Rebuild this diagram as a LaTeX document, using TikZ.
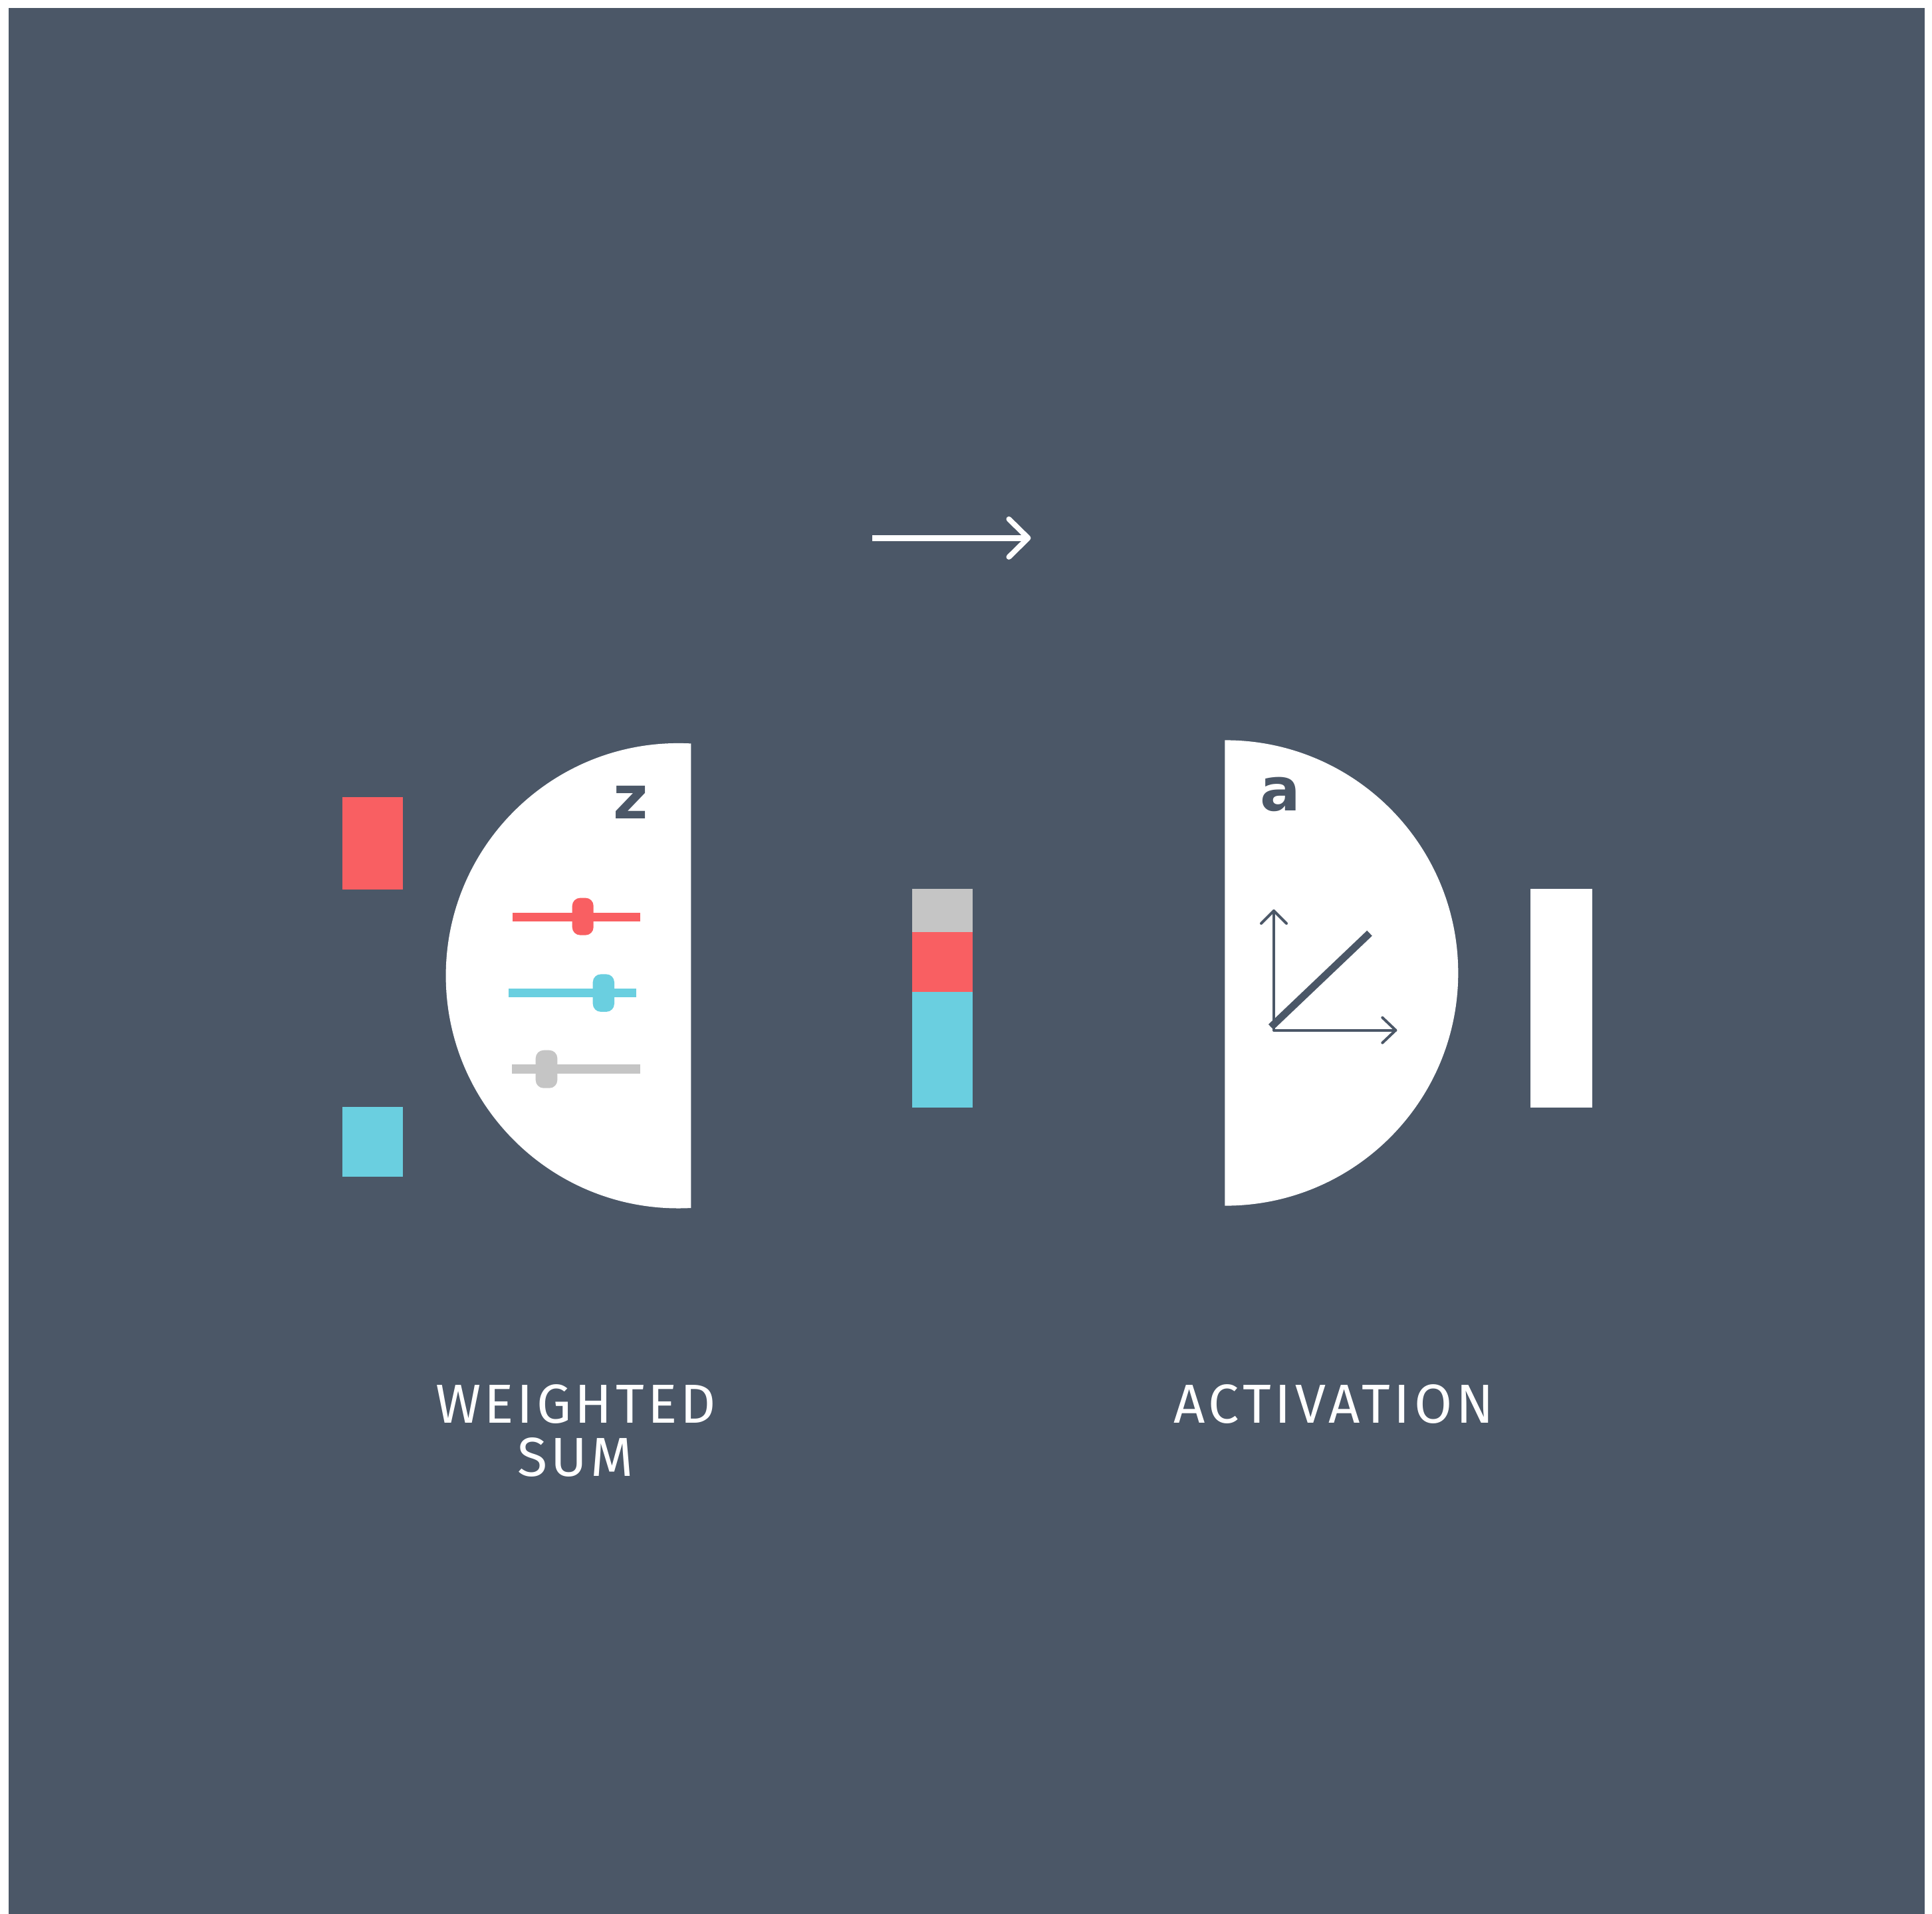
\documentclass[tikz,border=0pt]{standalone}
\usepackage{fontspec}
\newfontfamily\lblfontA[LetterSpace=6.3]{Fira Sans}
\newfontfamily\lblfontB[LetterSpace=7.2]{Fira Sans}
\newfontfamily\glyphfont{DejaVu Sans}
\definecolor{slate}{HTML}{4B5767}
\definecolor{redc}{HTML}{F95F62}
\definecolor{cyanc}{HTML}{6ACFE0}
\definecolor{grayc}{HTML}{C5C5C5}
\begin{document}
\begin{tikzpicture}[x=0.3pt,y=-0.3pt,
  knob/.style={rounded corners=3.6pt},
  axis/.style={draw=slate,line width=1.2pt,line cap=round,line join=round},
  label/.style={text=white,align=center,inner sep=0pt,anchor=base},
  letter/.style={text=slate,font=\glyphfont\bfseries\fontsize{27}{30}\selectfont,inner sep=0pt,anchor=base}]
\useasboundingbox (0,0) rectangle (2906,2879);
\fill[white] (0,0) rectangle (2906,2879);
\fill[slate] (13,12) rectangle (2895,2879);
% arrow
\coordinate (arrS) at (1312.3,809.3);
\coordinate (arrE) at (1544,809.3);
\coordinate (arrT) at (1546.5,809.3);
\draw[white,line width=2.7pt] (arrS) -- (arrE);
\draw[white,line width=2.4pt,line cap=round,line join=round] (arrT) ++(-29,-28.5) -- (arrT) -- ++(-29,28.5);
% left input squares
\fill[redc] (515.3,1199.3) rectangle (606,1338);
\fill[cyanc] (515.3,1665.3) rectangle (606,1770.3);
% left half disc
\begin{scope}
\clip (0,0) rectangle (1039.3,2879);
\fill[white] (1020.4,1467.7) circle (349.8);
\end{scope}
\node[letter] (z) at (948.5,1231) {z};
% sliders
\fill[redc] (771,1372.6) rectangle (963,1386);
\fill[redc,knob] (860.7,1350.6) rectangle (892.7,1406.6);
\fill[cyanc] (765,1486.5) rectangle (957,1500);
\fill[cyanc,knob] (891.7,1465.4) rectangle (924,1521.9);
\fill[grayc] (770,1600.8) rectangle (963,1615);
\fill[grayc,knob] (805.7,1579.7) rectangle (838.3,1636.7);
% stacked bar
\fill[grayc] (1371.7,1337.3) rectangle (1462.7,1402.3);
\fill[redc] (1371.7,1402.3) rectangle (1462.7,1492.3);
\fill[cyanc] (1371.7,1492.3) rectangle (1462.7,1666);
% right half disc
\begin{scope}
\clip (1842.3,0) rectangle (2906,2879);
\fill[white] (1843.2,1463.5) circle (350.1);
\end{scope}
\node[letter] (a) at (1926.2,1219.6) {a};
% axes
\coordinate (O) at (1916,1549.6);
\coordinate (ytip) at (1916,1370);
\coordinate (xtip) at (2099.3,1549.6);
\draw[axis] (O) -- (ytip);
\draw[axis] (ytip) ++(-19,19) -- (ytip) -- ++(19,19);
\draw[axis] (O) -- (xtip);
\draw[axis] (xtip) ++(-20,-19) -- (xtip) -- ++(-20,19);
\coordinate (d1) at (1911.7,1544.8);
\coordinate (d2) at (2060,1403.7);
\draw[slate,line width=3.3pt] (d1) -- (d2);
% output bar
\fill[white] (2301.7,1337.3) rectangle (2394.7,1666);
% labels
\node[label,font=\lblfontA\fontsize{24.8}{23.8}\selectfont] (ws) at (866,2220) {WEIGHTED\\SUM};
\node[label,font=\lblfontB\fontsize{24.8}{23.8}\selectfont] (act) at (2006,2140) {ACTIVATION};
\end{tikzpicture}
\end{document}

WORK TO DO: Reproduce the material above in full, exactly, with no images.

COMPLETED TASK:
Rebuild this diagram as a LaTeX document, using TikZ.
\documentclass[tikz,border=0pt]{standalone}
\usepackage{fontspec}
\newfontfamily\lblfontA[LetterSpace=6.3]{Fira Sans}
\newfontfamily\lblfontB[LetterSpace=7.2]{Fira Sans}
\newfontfamily\glyphfont{DejaVu Sans}
\definecolor{slate}{HTML}{4B5767}
\definecolor{redc}{HTML}{F95F62}
\definecolor{cyanc}{HTML}{6ACFE0}
\definecolor{grayc}{HTML}{C5C5C5}
\begin{document}
\begin{tikzpicture}[x=0.3pt,y=-0.3pt,
  knob/.style={rounded corners=3.6pt},
  axis/.style={draw=slate,line width=1.2pt,line cap=round,line join=round},
  label/.style={text=white,align=center,inner sep=0pt,anchor=base},
  letter/.style={text=slate,font=\glyphfont\bfseries\fontsize{27}{30}\selectfont,inner sep=0pt,anchor=base}]
\useasboundingbox (0,0) rectangle (2906,2879);
\fill[white] (0,0) rectangle (2906,2879);
\fill[slate] (13,12) rectangle (2895,2879);
% arrow
\coordinate (arrS) at (1312.3,809.3);
\coordinate (arrE) at (1544,809.3);
\coordinate (arrT) at (1546.5,809.3);
\draw[white,line width=2.7pt] (arrS) -- (arrE);
\draw[white,line width=2.4pt,line cap=round,line join=round] (arrT) ++(-29,-28.5) -- (arrT) -- ++(-29,28.5);
% left input squares
\fill[redc] (515.3,1199.3) rectangle (606,1338);
\fill[cyanc] (515.3,1665.3) rectangle (606,1770.3);
% left half disc
\begin{scope}
\clip (0,0) rectangle (1039.3,2879);
\fill[white] (1020.4,1467.7) circle (349.8);
\end{scope}
\node[letter] (z) at (948.5,1231) {z};
% sliders
\fill[redc] (771,1372.6) rectangle (963,1386);
\fill[redc,knob] (860.7,1350.6) rectangle (892.7,1406.6);
\fill[cyanc] (765,1486.5) rectangle (957,1500);
\fill[cyanc,knob] (891.7,1465.4) rectangle (924,1521.9);
\fill[grayc] (770,1600.8) rectangle (963,1615);
\fill[grayc,knob] (805.7,1579.7) rectangle (838.3,1636.7);
% stacked bar
\fill[grayc] (1371.7,1337.3) rectangle (1462.7,1402.3);
\fill[redc] (1371.7,1402.3) rectangle (1462.7,1492.3);
\fill[cyanc] (1371.7,1492.3) rectangle (1462.7,1666);
% right half disc
\begin{scope}
\clip (1842.3,0) rectangle (2906,2879);
\fill[white] (1843.2,1463.5) circle (350.1);
\end{scope}
\node[letter] (a) at (1926.2,1219.6) {a};
% axes
\coordinate (O) at (1916,1549.6);
\coordinate (ytip) at (1916,1370);
\coordinate (xtip) at (2099.3,1549.6);
\draw[axis] (O) -- (ytip);
\draw[axis] (ytip) ++(-19,19) -- (ytip) -- ++(19,19);
\draw[axis] (O) -- (xtip);
\draw[axis] (xtip) ++(-20,-19) -- (xtip) -- ++(-20,19);
\coordinate (d1) at (1911.7,1544.8);
\coordinate (d2) at (2060,1403.7);
\draw[slate,line width=3.3pt] (d1) -- (d2);
% output bar
\fill[white] (2301.7,1337.3) rectangle (2394.7,1666);
% labels
\node[label,font=\lblfontA\fontsize{24.8}{23.8}\selectfont] (ws) at (866,2220) {WEIGHTED\\SUM};
\node[label,font=\lblfontB\fontsize{24.8}{23.8}\selectfont] (act) at (2006,2140) {ACTIVATION};
\end{tikzpicture}
\end{document}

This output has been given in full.